---------- Exercise material
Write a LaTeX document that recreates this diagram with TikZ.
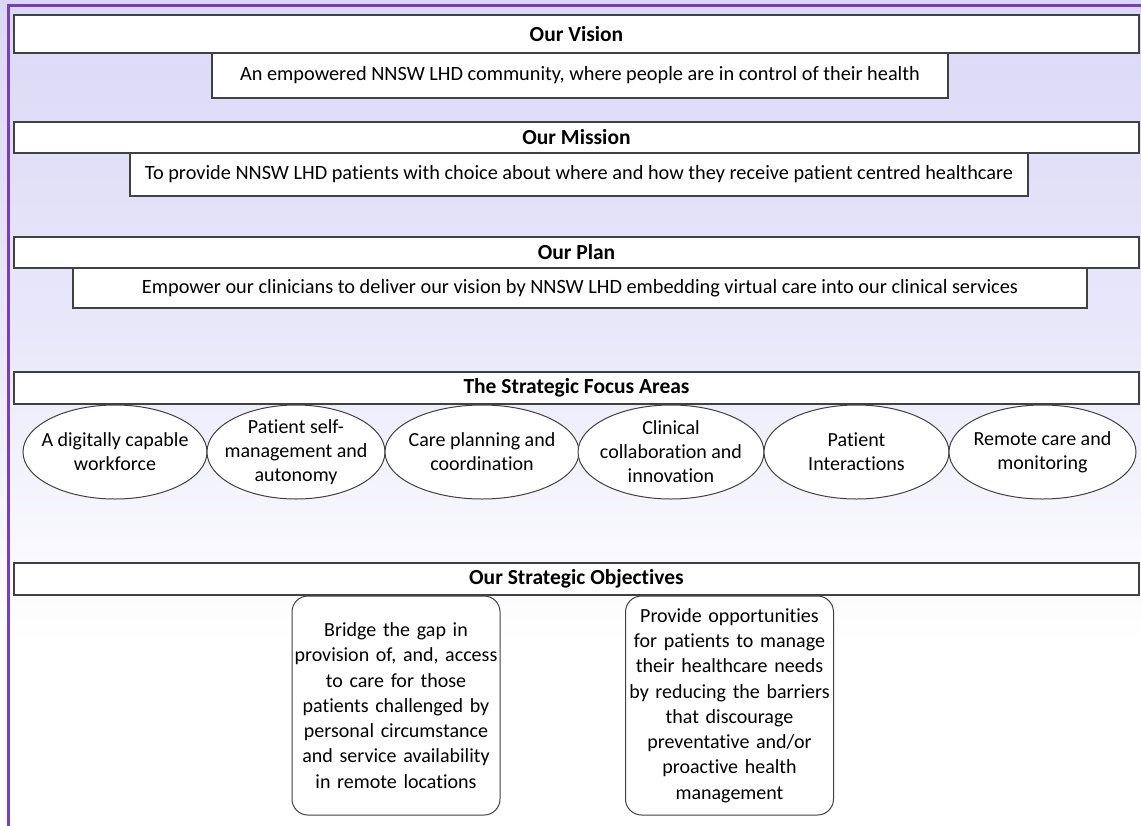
\documentclass[tikz,border=0pt]{standalone}
\usepackage{fontspec}
\setmainfont{Carlito}[Ligatures=NoCommon]
\usetikzlibrary{shapes.geometric}
\definecolor{lav}{RGB}{218,216,246}
\definecolor{lavmid}{RGB}{232,231,250}
\definecolor{framec}{RGB}{125,60,185}
\definecolor{edgec}{RGB}{65,65,65}
\begin{document}
\begin{tikzpicture}[x=1pt,y=-1pt,
  txt/.style={font=\fontsize{20}{24}\selectfont, text=black, align=center, inner sep=0pt},
  bar/.style={draw=edgec, line width=1.1pt, fill=white, inner sep=0pt,
    minimum width=1125pt, font=\fontsize{21.5}{24}\selectfont\bfseries},
  strip/.style={draw=edgec, line width=1.1pt, fill=white, inner sep=0pt,
    font=\fontsize{20.3}{24}\selectfont},
  focus/.style={ellipse, draw=edgec, line width=1pt, fill=white, inner sep=0pt,
    minimum height=94pt},
  objbox/.style={draw=edgec, line width=1pt, fill=white, rounded corners=16pt,
    inner sep=0pt, minimum width=208pt, minimum height=219pt, align=center,
    text width=206pt, font=\fontsize{20}{25.3}\selectfont}]
\useasboundingbox (0,0) rectangle (1141,825);
\clip (0,0) rectangle (1141,825);
\fill[white] (0,0) rectangle (1141,825);
\shade[top color=lav, bottom color=white, middle color=lavmid] (0,0) rectangle (1141,640);
% purple frame
\draw[framec, line width=3pt] (8,840) -- (8,5) -- (1160,5);

% Vision
\node[bar, minimum height=38pt] (visionbar) at (576.5,34) {Our Vision};
\node[strip, minimum width=736pt, minimum height=45pt] (vision) at (580,75.5)
  {An empowered NNSW LHD community, where people are in control of their health};

% Mission
\node[bar, minimum height=31pt] (missionbar) at (576.5,137.5) {Our Mission};
\node[strip, minimum width=898pt, minimum height=43pt] (mission) at (579,174.5)
  {To provide NNSW LHD patients with choice about where and how they receive patient centred healthcare};

% Plan
\node[bar, minimum height=31pt] (planbar) at (576.5,252.5) {Our Plan};
\node[strip, minimum width=1014pt, minimum height=40pt] (plan) at (580,288)
  {Empower our clinicians to deliver our vision by NNSW LHD embedding virtual care into our clinical services};

% Focus areas
\node[bar, minimum height=32pt] (focusbar) at (576.5,388) {The Strategic Focus Areas};
\node[focus, minimum width=184pt] (f1) at (115,452) {};
\node[focus, minimum width=178pt] (f2) at (296,452) {};
\node[focus, minimum width=194pt] (f3) at (482,452) {};
\node[focus, minimum width=186pt] (f4) at (671,452) {};
\node[focus, minimum width=185pt] (f5) at (856.5,452) {};
\node[focus, minimum width=187pt] (f6) at (1042.5,452) {};
\node[txt] (f1t) at (f1) {A digitally capable\\workforce};
\node[txt] (f2t) at (f2) {Patient self-\\management and\\autonomy};
\node[txt] (f3t) at (f3) {Care planning and\\coordination};
\node[txt] (f4t) at (f4) {Clinical\\collaboration and\\innovation};
\node[txt] (f5t) at (f5) {Patient\\Interactions};
\node[txt] (f6t) at (f6) {Remote care and\\monitoring};

% Objectives
\node[bar, minimum height=32pt] (objbar) at (576.5,579) {Our Strategic Objectives};
\node[objbox] (o1) at (396,705.5) {Bridge the gap in\\provision of, and, access\\to care for those\\patients challenged by\\personal circumstance\\and service availability\\in remote locations};
\node[objbox] (o2) at (729.5,705.5) {Provide opportunities\\for patients to manage\\their healthcare needs\\by reducing the barriers\\that discourage\\preventative and/or\\proactive health\\management};
\end{tikzpicture}
\end{document}
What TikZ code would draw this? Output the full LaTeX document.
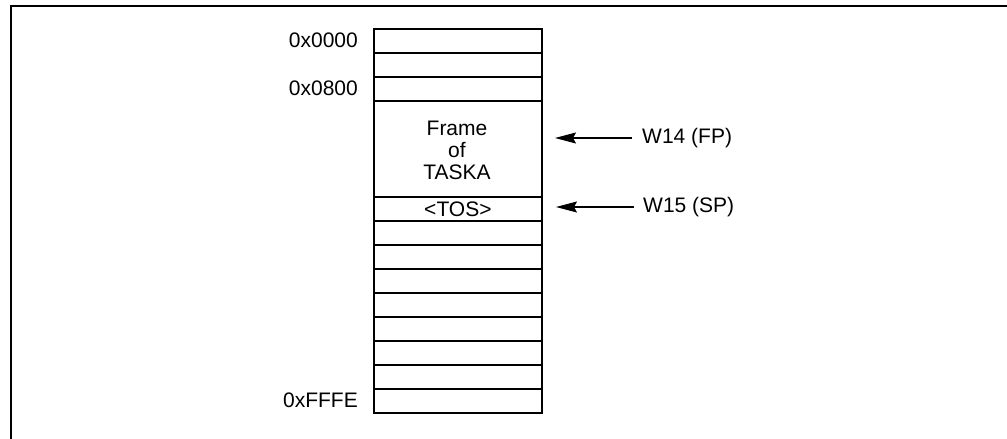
\documentclass[tikz,border=0pt]{standalone}
\usepackage{fontspec}
\setmainfont{Liberation Sans}
\usetikzlibrary{arrows.meta}
\newcommand\lblfont{\fontsize{21}{22}\selectfont}
\begin{document}
\begin{tikzpicture}[x=1pt,y=-1pt,
  cell/.style={draw, line width=1.8pt, minimum width=168pt, minimum height=24pt, inner sep=0pt, anchor=north west, font=\lblfont},
  addr/.style={anchor=east, inner sep=0pt, font=\lblfont},
  reg/.style={anchor=west, inner sep=0pt, font=\lblfont},
  ptr/.style={line width=1.3pt, -{Stealth[length=21pt,width=11pt,inset=3pt]}}]
\useasboundingbox (0,0) rectangle (1007,439);
% outer frame (clipped)
\draw[line width=2pt] (11,445) -- (11,6) -- (1012,6);
% stack cells
\node[cell] (c1) at (373,28) {};
\node[cell] (c2) at (373,52) {};
\node[cell] (c3) at (373,76) {};
\node[cell, minimum height=96pt] (frame) at (373,100) {};
\node[align=center, font=\lblfont, inner sep=0pt] (frametxt) at (457,150) {Frame\\of\\TASKA};
\node[cell] (tos) at (373,196) {<TOS>};
\foreach \i/\y in {1/220,2/244,3/268,4/292,5/316,6/340,7/364,8/388}
  \node[cell] (s\i) at (373,\y) {};
% addresses
\node[addr] (a0) at (358,40) {0x0000};
\node[addr] (a8) at (358,88) {0x0800};
\node[addr] (aF) at (358,400) {0xFFFE};
% registers
\node[reg] (w14) at (642,138) {W14 (FP)};
\node[reg] (w15) at (643,207) {W15 (SP)};
\coordinate (fptip) at (555,138);
\coordinate (sptip) at (556,207);
\draw[ptr, shorten <=10pt] (w14.west) -- (fptip);
\draw[ptr, shorten <=9pt] (w15.west) -- (sptip);
\end{tikzpicture}
\end{document}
--------------------
Omit the pictures, then output the rest of the listing exactly.

Write a LaTeX document that recreates this diagram with TikZ.
\documentclass[tikz,border=0pt]{standalone}
\usepackage{fontspec}
\setmainfont{Carlito}[Ligatures=NoCommon]
\usetikzlibrary{shapes.geometric}
\definecolor{lav}{RGB}{218,216,246}
\definecolor{lavmid}{RGB}{232,231,250}
\definecolor{framec}{RGB}{125,60,185}
\definecolor{edgec}{RGB}{65,65,65}
\begin{document}
\begin{tikzpicture}[x=1pt,y=-1pt,
  txt/.style={font=\fontsize{20}{24}\selectfont, text=black, align=center, inner sep=0pt},
  bar/.style={draw=edgec, line width=1.1pt, fill=white, inner sep=0pt,
    minimum width=1125pt, font=\fontsize{21.5}{24}\selectfont\bfseries},
  strip/.style={draw=edgec, line width=1.1pt, fill=white, inner sep=0pt,
    font=\fontsize{20.3}{24}\selectfont},
  focus/.style={ellipse, draw=edgec, line width=1pt, fill=white, inner sep=0pt,
    minimum height=94pt},
  objbox/.style={draw=edgec, line width=1pt, fill=white, rounded corners=16pt,
    inner sep=0pt, minimum width=208pt, minimum height=219pt, align=center,
    text width=206pt, font=\fontsize{20}{25.3}\selectfont}]
\useasboundingbox (0,0) rectangle (1141,825);
\clip (0,0) rectangle (1141,825);
\fill[white] (0,0) rectangle (1141,825);
\shade[top color=lav, bottom color=white, middle color=lavmid] (0,0) rectangle (1141,640);
% purple frame
\draw[framec, line width=3pt] (8,840) -- (8,5) -- (1160,5);

% Vision
\node[bar, minimum height=38pt] (visionbar) at (576.5,34) {Our Vision};
\node[strip, minimum width=736pt, minimum height=45pt] (vision) at (580,75.5)
  {An empowered NNSW LHD community, where people are in control of their health};

% Mission
\node[bar, minimum height=31pt] (missionbar) at (576.5,137.5) {Our Mission};
\node[strip, minimum width=898pt, minimum height=43pt] (mission) at (579,174.5)
  {To provide NNSW LHD patients with choice about where and how they receive patient centred healthcare};

% Plan
\node[bar, minimum height=31pt] (planbar) at (576.5,252.5) {Our Plan};
\node[strip, minimum width=1014pt, minimum height=40pt] (plan) at (580,288)
  {Empower our clinicians to deliver our vision by NNSW LHD embedding virtual care into our clinical services};

% Focus areas
\node[bar, minimum height=32pt] (focusbar) at (576.5,388) {The Strategic Focus Areas};
\node[focus, minimum width=184pt] (f1) at (115,452) {};
\node[focus, minimum width=178pt] (f2) at (296,452) {};
\node[focus, minimum width=194pt] (f3) at (482,452) {};
\node[focus, minimum width=186pt] (f4) at (671,452) {};
\node[focus, minimum width=185pt] (f5) at (856.5,452) {};
\node[focus, minimum width=187pt] (f6) at (1042.5,452) {};
\node[txt] (f1t) at (f1) {A digitally capable\\workforce};
\node[txt] (f2t) at (f2) {Patient self-\\management and\\autonomy};
\node[txt] (f3t) at (f3) {Care planning and\\coordination};
\node[txt] (f4t) at (f4) {Clinical\\collaboration and\\innovation};
\node[txt] (f5t) at (f5) {Patient\\Interactions};
\node[txt] (f6t) at (f6) {Remote care and\\monitoring};

% Objectives
\node[bar, minimum height=32pt] (objbar) at (576.5,579) {Our Strategic Objectives};
\node[objbox] (o1) at (396,705.5) {Bridge the gap in\\provision of, and, access\\to care for those\\patients challenged by\\personal circumstance\\and service availability\\in remote locations};
\node[objbox] (o2) at (729.5,705.5) {Provide opportunities\\for patients to manage\\their healthcare needs\\by reducing the barriers\\that discourage\\preventative and/or\\proactive health\\management};
\end{tikzpicture}
\end{document}
What TikZ code would draw this? Output the full LaTeX document.
\documentclass[tikz,border=0pt]{standalone}
\usepackage{fontspec}
\setmainfont{Liberation Sans}
\usetikzlibrary{arrows.meta}
\newcommand\lblfont{\fontsize{21}{22}\selectfont}
\begin{document}
\begin{tikzpicture}[x=1pt,y=-1pt,
  cell/.style={draw, line width=1.8pt, minimum width=168pt, minimum height=24pt, inner sep=0pt, anchor=north west, font=\lblfont},
  addr/.style={anchor=east, inner sep=0pt, font=\lblfont},
  reg/.style={anchor=west, inner sep=0pt, font=\lblfont},
  ptr/.style={line width=1.3pt, -{Stealth[length=21pt,width=11pt,inset=3pt]}}]
\useasboundingbox (0,0) rectangle (1007,439);
% outer frame (clipped)
\draw[line width=2pt] (11,445) -- (11,6) -- (1012,6);
% stack cells
\node[cell] (c1) at (373,28) {};
\node[cell] (c2) at (373,52) {};
\node[cell] (c3) at (373,76) {};
\node[cell, minimum height=96pt] (frame) at (373,100) {};
\node[align=center, font=\lblfont, inner sep=0pt] (frametxt) at (457,150) {Frame\\of\\TASKA};
\node[cell] (tos) at (373,196) {<TOS>};
\foreach \i/\y in {1/220,2/244,3/268,4/292,5/316,6/340,7/364,8/388}
  \node[cell] (s\i) at (373,\y) {};
% addresses
\node[addr] (a0) at (358,40) {0x0000};
\node[addr] (a8) at (358,88) {0x0800};
\node[addr] (aF) at (358,400) {0xFFFE};
% registers
\node[reg] (w14) at (642,138) {W14 (FP)};
\node[reg] (w15) at (643,207) {W15 (SP)};
\coordinate (fptip) at (555,138);
\coordinate (sptip) at (556,207);
\draw[ptr, shorten <=10pt] (w14.west) -- (fptip);
\draw[ptr, shorten <=9pt] (w15.west) -- (sptip);
\end{tikzpicture}
\end{document}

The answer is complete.